Shirtless young man, in profile. Shaved head, with earring. Obese hairless body, with perhaps a dozen tattoos plus several ornamental keloids. If the creature is looking at anything in particular, it’s been cropped out of the image. If he has any particular expression on his face, it’s inscrutable. Caption: “James on the bank of the James river, Richmond, Virginia, 2012.”

The monochrome image, from Vanessa Winship’s book She Dances on Jackson, comes to us online from a blogpost by the Australian photographer Gary Sauer-Thompson at


It’s followed by this comment (by Winship? by Sauer-Thompson?): “The loneliness and melancholy in American life is created by the pursuit of the American dream.”

Perhaps the comment might be more fastidiously convincing if its verb form were corrected from is to are. But what it fundamentally lacks is an audio. The pronoun “You Americans” is required by cliché tradition in a caption like this one, and it should preferably be spoken in a Viennese accent through a cloud of cigarette smoke. In my ideal fantasy the speaker is the late Anton Walbrook, speaking as he immortally spoke in The Red Shoes: “Vun does nut keh to prrhectice vunce rrrrhelichn in an atmosphère such ez ZIS.”

Accompanied by language such as that, both the caption and its image could get interesting.

In the meantime, however, look. Look, see, and revere the emblem of the term obiter dictum, with Moira Shearer immortally reflected in its shades.

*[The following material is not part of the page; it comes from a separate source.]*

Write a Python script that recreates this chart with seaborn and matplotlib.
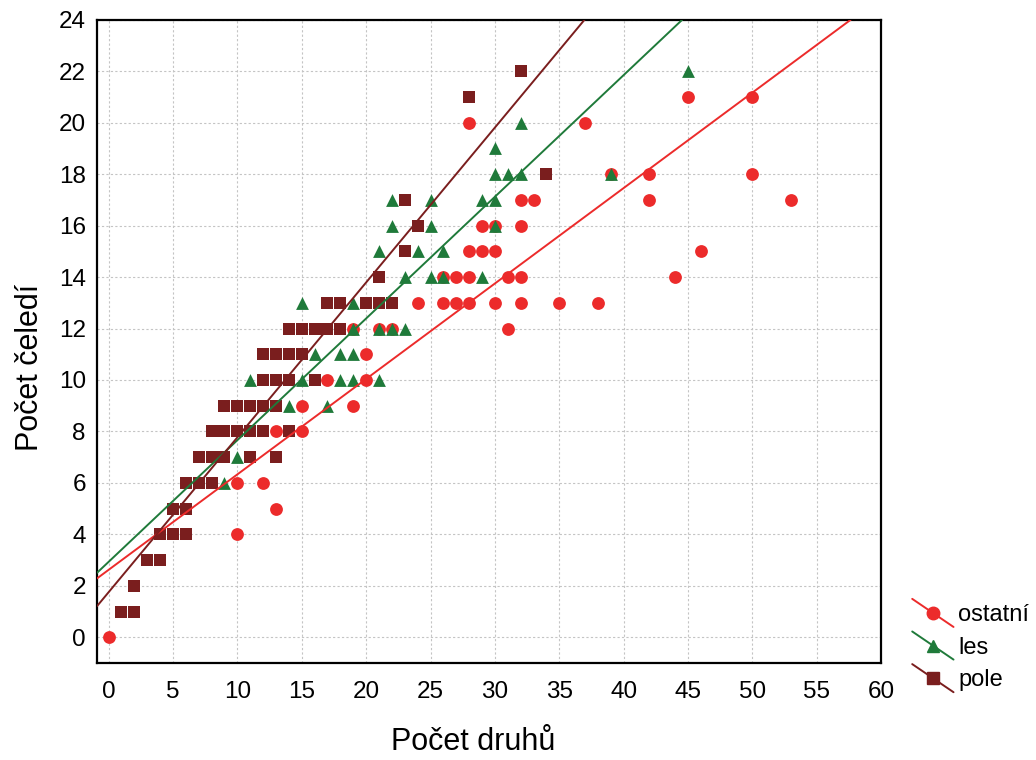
import numpy as np
import pandas as pd
import matplotlib
matplotlib.use("Agg")
import matplotlib.pyplot as plt
import seaborn as sns
from matplotlib.lines import Line2D
from matplotlib.legend_handler import HandlerBase

# values (x = Počet druhů, y = Počet čeledí)
ostatni_x = [0, 10, 13, 10, 12, 13, 15, 15, 19, 17, 20, 20, 19, 21, 22, 31,
             24, 26, 27, 28, 30, 32, 35, 38, 26, 27, 28, 31, 32, 44,
             28, 29, 30, 46, 29, 30, 32, 32, 33, 42, 53, 39, 42, 50,
             28, 37, 45, 50]
ostatni_y = [0, 4, 5, 6, 6, 8, 8, 9, 9, 10, 10, 11, 12, 12, 12, 12,
             13, 13, 13, 13, 13, 13, 13, 13, 14, 14, 14, 14, 14, 14,
             15, 15, 15, 15, 16, 16, 16, 17, 17, 17, 17, 18, 18, 18,
             20, 20, 21, 21]

les_x = [9, 10, 14, 17, 11, 15, 18, 19, 21, 16, 18, 19, 19, 21, 22, 23,
         15, 19, 23, 25, 26, 29, 21, 24, 26, 22, 25, 30, 22, 25, 29, 30,
         30, 31, 32, 39, 30, 32, 45]
les_y = [6, 7, 9, 9, 10, 10, 10, 10, 10, 11, 11, 11, 12, 12, 12, 12,
         13, 13, 14, 14, 14, 14, 15, 15, 15, 16, 16, 16, 17, 17, 17, 17,
         18, 18, 18, 18, 19, 20, 22]

pole_x = [1, 2, 2, 3, 4, 4, 5, 6, 5, 6, 6, 7, 8, 7, 8, 9, 11, 13,
          8, 9, 10, 11, 12, 14, 9, 10, 11, 12, 13, 12, 13, 14, 16,
          12, 13, 14, 15, 14, 15, 16, 17, 18, 17, 18, 20, 21, 22,
          21, 23, 24, 23, 34, 28, 32]
pole_y = [1, 1, 2, 3, 3, 4, 4, 4, 5, 5, 6, 6, 6, 7, 7, 7, 7, 7,
          8, 8, 8, 8, 8, 8, 9, 9, 9, 9, 9, 10, 10, 10, 10,
          11, 11, 11, 11, 12, 12, 12, 12, 12, 13, 13, 13, 13, 13,
          14, 15, 16, 17, 18, 21, 22]

groups = ["ostatní", "les", "pole"]
# fitted lines (intercept, slope), same order as groups
fit_intercept = [2.62, 2.93, 1.75]
fit_slope = [0.371, 0.473, 0.602]

colors = {"ostatní": "#EC2B2B", "les": "#1F7A3A", "pole": "#7A1E1E"}
markers = {"ostatní": "o", "les": "^", "pole": "s"}

df = pd.concat([
    pd.DataFrame({"druhy": ostatni_x, "celedi": ostatni_y, "skupina": "ostatní"}),
    pd.DataFrame({"druhy": les_x, "celedi": les_y, "skupina": "les"}),
    pd.DataFrame({"druhy": pole_x, "celedi": pole_y, "skupina": "pole"}),
])

sns.set_style("white")
plt.rcParams["font.family"] = ["Liberation Sans", "DejaVu Sans"]
plt.rcParams["text.color"] = "black"
plt.rcParams["axes.labelcolor"] = "black"
plt.rcParams["xtick.color"] = "black"
plt.rcParams["ytick.color"] = "black"

fig = plt.figure(figsize=(10.36, 7.6), dpi=100)
ax = fig.add_axes([0.0936, 0.1276, 0.757, 0.8464])

for g in groups:
    sub = df[df["skupina"] == g]
    sns.scatterplot(data=sub, x="druhy", y="celedi", ax=ax, color=colors[g],
                    marker=markers[g], s=85, linewidth=0, zorder=3, legend=False)

for g, b, m in zip(groups, fit_intercept, fit_slope):
    ax.axline((0, b), slope=m, color=colors[g], lw=1.4, zorder=4)

ax.set_xlim(-0.9, 60)
ax.set_ylim(-1, 24)
ax.set_xticks(np.arange(0, 61, 5))
ax.set_yticks(np.arange(0, 25, 2))
ax.grid(True, color="#c4c4c4", linestyle=(0, (2, 2)), linewidth=0.8)
ax.set_axisbelow(True)
for sp in ax.spines.values():
    sp.set_color("black")
    sp.set_linewidth(1.6)
ax.tick_params(direction="in", length=5, width=1.2, labelsize=17.5)
ax.tick_params(axis="y", pad=8)
ax.tick_params(axis="x", pad=13)
ax.set_xlabel("Počet druhů", fontsize=22)
ax.set_ylabel("Počet čeledí", fontsize=22)
ax.xaxis.set_label_coords(0.48, -0.100)
ax.yaxis.set_label_coords(-0.066, 0.459)


class DiagHandler(HandlerBase):
    def create_artists(self, legend, orig_handle, xdescent, ydescent,
                       width, height, fontsize, trans):
        c = orig_handle.get_color()
        line = Line2D([-xdescent, width - xdescent],
                      [height * 1.35 - ydescent, -height * 0.35 - ydescent],
                      color=c, lw=1.4, transform=trans)
        mk = Line2D([width / 2 - xdescent], [height / 2 - ydescent],
                    marker=orig_handle.get_marker(), color=c, markersize=9,
                    linestyle="none", transform=trans)
        return [line, mk]


handles = [Line2D([], [], color=colors[g], marker=markers[g]) for g in groups]
fig.legend(handles, groups, loc="upper left", bbox_to_anchor=(0.860, 0.233),
           frameon=False, fontsize=17, handlelength=1.75, handletextpad=0.2,
           labelspacing=0.45, handler_map={Line2D: DiagHandler()})

fig.savefig("out.png", dpi=100)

Oh look at the bleak desert / rusty old car / abandoned furniture / mentally ill person on the street / shirtless southerner with cigarette. I certainly am good at irony!

From Blake Andrews, this lesson from a master.


Erratum: as of June 28, 2013, clicking on Blake Andrews’ blog returns only a “Blog not found” message from Blogger. But the full title of the post above was “Subjects Rarely or Never Shot by Garry Winogrand,” and the post consisted solely of a numbered list of post-Winogrand, post-Robert Frank cliché subjects, such as bleak deserts, rusty old cars, and mentally ill people on the street. It was a nice piece of Winograndian irony, deadpan in the midst of all the noise. While the machine is to us, here’s another try.


Push and shove, hook and crook, Bernstein

When push comes to shove, as it has, I read Stein’s war years as a survivor’s tale. Jewish, female, homosexual, elderly (Stein was 66 in 1940), living in occupied France, Stein and Alice Toklas successfully escaped extermination. That is something for which we can be grateful. And I’m also glad that, by hook or by crook, Stein’s art collection was not looted by the Nazis. In the end, Stein was able to go on to write her great feminist opera, The Mother of Us All, a celebration of American democracy.

— Charles Bernstein, “Gertrude Stein’s War Years: Setting the Record Straight.” http://jacket2.org/commentary/gertrude-steins-war-years-setting-record-straight

Text 1: “When push comes to shove, as it has.”  Writing in defense of Gertrude Stein’s politics of survival in Vichy France, Charles Bernstein opens with a cliché (“setting the record straight”), then doubles down. “When push comes to shove” is another cliché, and a bad one: a dead metaphor, one that won’t bear being brought back to life in the same body language as Vichy words like “Drancy” or “Vélodrome d’Hiver.” But Bernstein’s giggly postscript “as it has” deconstructs the corpse. “Of course I know better,” says that little verbal tag. “Notice how wittily detached I am from any simple-minded idea that words can have a non-verbal reference. Of course I know that if the record is a record, it can’t be set straight.”

As a career move, that has been a winner for Bernstein. Romping through fields of crumpled newsprint, Bernstein texts like “Of Time and the Line” or the sublime “this poem intentionally left blank” (which I have now quoted in its entirety) bestow on their readers the great gift of knowing laughter. There’s no guilty “but” to follow that happiness, either. Bernstein’s poems are language in its pure animal function, eating and sleeping and reproducing and then lying down to die in unafraid unconsciousness. Bernstein’s is a poetry with its own “The End” built in.

Text 2: “By hook or by crook.”  Art is inseparable from art collecting, and art collecting is inseparable from crookery. That’s how the Elgin Marbles got to England. At smaller scales, of course, the crookery can get uncomfortable. It may even involve pushing and shoving. Some of Gertrude Stein’s coreligionists discovered that when they returned home after the war and tried to move back into their looted houses.

Kielce, Poland, July 1946

Text 3: “Stein’s art collection was not looted by the Nazis.” Some kinds of looting, some kinds of pushing and shoving, are preferable to others. Lots of women had to suffer for Pablo Picasso’s art. Lots of men had to die for Andrew Carnegie’s libraries. Presumably the suffering and dying wound up with a market value after all. The cliché under the surface of Bernstein’s sentence is something like “On ne fait pas d’omelette sans casser des oeufs.”

Punchline: “How am I? Oi, don’t ask.” Specifically, don’t ask why the collection wasn’t looted, because the answer will only be another cliché. This one will just lie there on the page, too: unmeaning because unconscious. It has been spoken by many thousands of people over the years, sometimes in complete sincerity, and yet not one of those thousands could think through to a definition of any of its terms. In that sense, it is dead language — that is, language which was born unmeaning, language which therefore can never be a poem.

But since you have asked, reader: Stein’s art collection was not looted by the Nazis because it was under the protection of a powerful Nazi crook named Bernard Faÿ. Together, Faÿ and Stein collaborated in their own special translation, from one dead language into another, of the text “Some of my best friends are Jews.”